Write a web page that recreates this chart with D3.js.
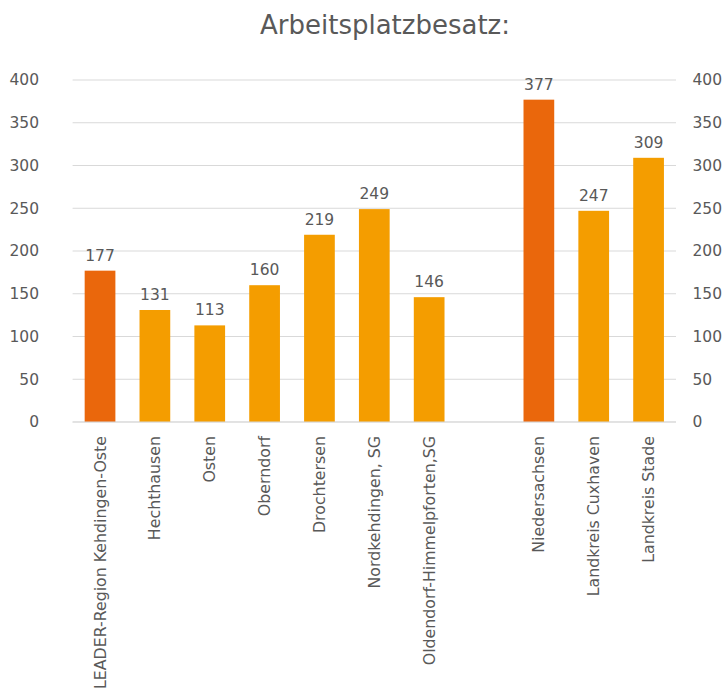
<!DOCTYPE html>
<html>
<head>
<meta charset="utf-8">
<script src="https://cdn.jsdelivr.net/npm/d3@7"></script>
<style>
  html, body { margin: 0; padding: 0; background: #fff; }
  svg { display: block; }
  text { font-family: "DejaVu Sans", sans-serif; fill: #595959; }
</style>
</head>
<body>
<svg id="chart" width="725" height="697"></svg>
<script>
const title = "Arbeitsplatzbesatz:";
const categories = [
  "LEADER-Region Kehdingen-Oste", "Hechthausen", "Osten", "Oberndorf", "Drochtersen",
  "Nordkehdingen, SG", "Oldendorf-Himmelpforten,SG", "", "Niedersachsen",
  "Landkreis Cuxhaven", "Landkreis Stade"
];
const values = [177, 131, 113, 160, 219, 249, 146, null, 377, 247, 309];
const highlight = [true, false, false, false, false, false, false, false, true, false, false];
const yTicks = [0, 50, 100, 150, 200, 250, 300, 350, 400];

const colorDark = "#EA670C";
const colorLight = "#F49D00";
const FONT = '"DejaVu Sans", sans-serif';

const svg = d3.select("#chart");
const margin = { left: 72.6, right: 725 - 676, top: 80, bottom: 697 - 422 };
const W = 725, H = 697;

const slots = categories.map((c, i) => i);
const x = d3.scaleBand().domain(slots).range([margin.left, W - margin.right]).paddingInner(0.44).paddingOuter(0.22);
const y = d3.scaleLinear().domain([0, 400]).range([H - margin.bottom, margin.top]);

// gridlines
svg.append("g").selectAll("line").data(yTicks).join("line")
  .attr("x1", margin.left).attr("x2", W - margin.right)
  .attr("y1", d => y(d)).attr("y2", d => y(d))
  .attr("stroke", "#D9D9D9").attr("stroke-width", 1);

// left axis
const leftAxis = d3.axisLeft(y).tickValues(yTicks).tickSize(0).tickPadding(0);
const gl = svg.append("g").attr("transform", `translate(39,0)`).call(leftAxis);
gl.select(".domain").remove();
gl.selectAll("text").attr("font-size", 15.5).attr("fill", "#595959").style("font-family", FONT);

// right axis
const rightAxis = d3.axisRight(y).tickValues(yTicks).tickSize(0).tickPadding(0);
const gr = svg.append("g").attr("transform", `translate(692.5,0)`).call(rightAxis);
gr.select(".domain").remove();
gr.selectAll("text").attr("font-size", 15.5).attr("fill", "#595959").style("font-family", FONT);

const data = categories.map((c, i) => ({ c, i, v: values[i], h: highlight[i] })).filter(d => d.v != null);

// bars
svg.append("g").selectAll("rect").data(data).join("rect")
  .attr("x", d => x(d.i)).attr("width", x.bandwidth())
  .attr("y", d => y(d.v)).attr("height", d => y(0) - y(d.v))
  .attr("fill", d => d.h ? colorDark : colorLight);

// baseline
svg.append("line")
  .attr("x1", margin.left).attr("x2", W - margin.right)
  .attr("y1", y(0)).attr("y2", y(0))
  .attr("stroke", "#D9D9D9").attr("stroke-width", 1);

// value labels
svg.append("g").selectAll("text").data(data).join("text")
  .attr("x", d => x(d.i) + x.bandwidth() / 2)
  .attr("y", d => y(d.v) - 10)
  .attr("text-anchor", "middle").attr("font-size", 15.5)
  .text(d => d.v);

// category labels
svg.append("g").selectAll("text").data(data).join("text")
  .attr("transform", d => `translate(${x(d.i) + x.bandwidth() / 2 + 5.5},436) rotate(-90)`)
  .attr("text-anchor", "end").attr("font-size", 15.8)
  .text(d => d.c);

// title
svg.append("text").attr("x", 385).attr("y", 34).attr("text-anchor", "middle")
  .attr("font-size", 26).text(title);
</script>
</body>
</html>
════════════════════
The request: Leave the pictures out and reproduce exactly the lines from the top of the listing above through the line with "const W = 725, H = 697;".

Exercise answer:
Write a web page that recreates this chart with D3.js.
<!DOCTYPE html>
<html>
<head>
<meta charset="utf-8">
<script src="https://cdn.jsdelivr.net/npm/d3@7"></script>
<style>
  html, body { margin: 0; padding: 0; background: #fff; }
  svg { display: block; }
  text { font-family: "DejaVu Sans", sans-serif; fill: #595959; }
</style>
</head>
<body>
<svg id="chart" width="725" height="697"></svg>
<script>
const title = "Arbeitsplatzbesatz:";
const categories = [
  "LEADER-Region Kehdingen-Oste", "Hechthausen", "Osten", "Oberndorf", "Drochtersen",
  "Nordkehdingen, SG", "Oldendorf-Himmelpforten,SG", "", "Niedersachsen",
  "Landkreis Cuxhaven", "Landkreis Stade"
];
const values = [177, 131, 113, 160, 219, 249, 146, null, 377, 247, 309];
const highlight = [true, false, false, false, false, false, false, false, true, false, false];
const yTicks = [0, 50, 100, 150, 200, 250, 300, 350, 400];

const colorDark = "#EA670C";
const colorLight = "#F49D00";
const FONT = '"DejaVu Sans", sans-serif';

const svg = d3.select("#chart");
const margin = { left: 72.6, right: 725 - 676, top: 80, bottom: 697 - 422 };
const W = 725, H = 697;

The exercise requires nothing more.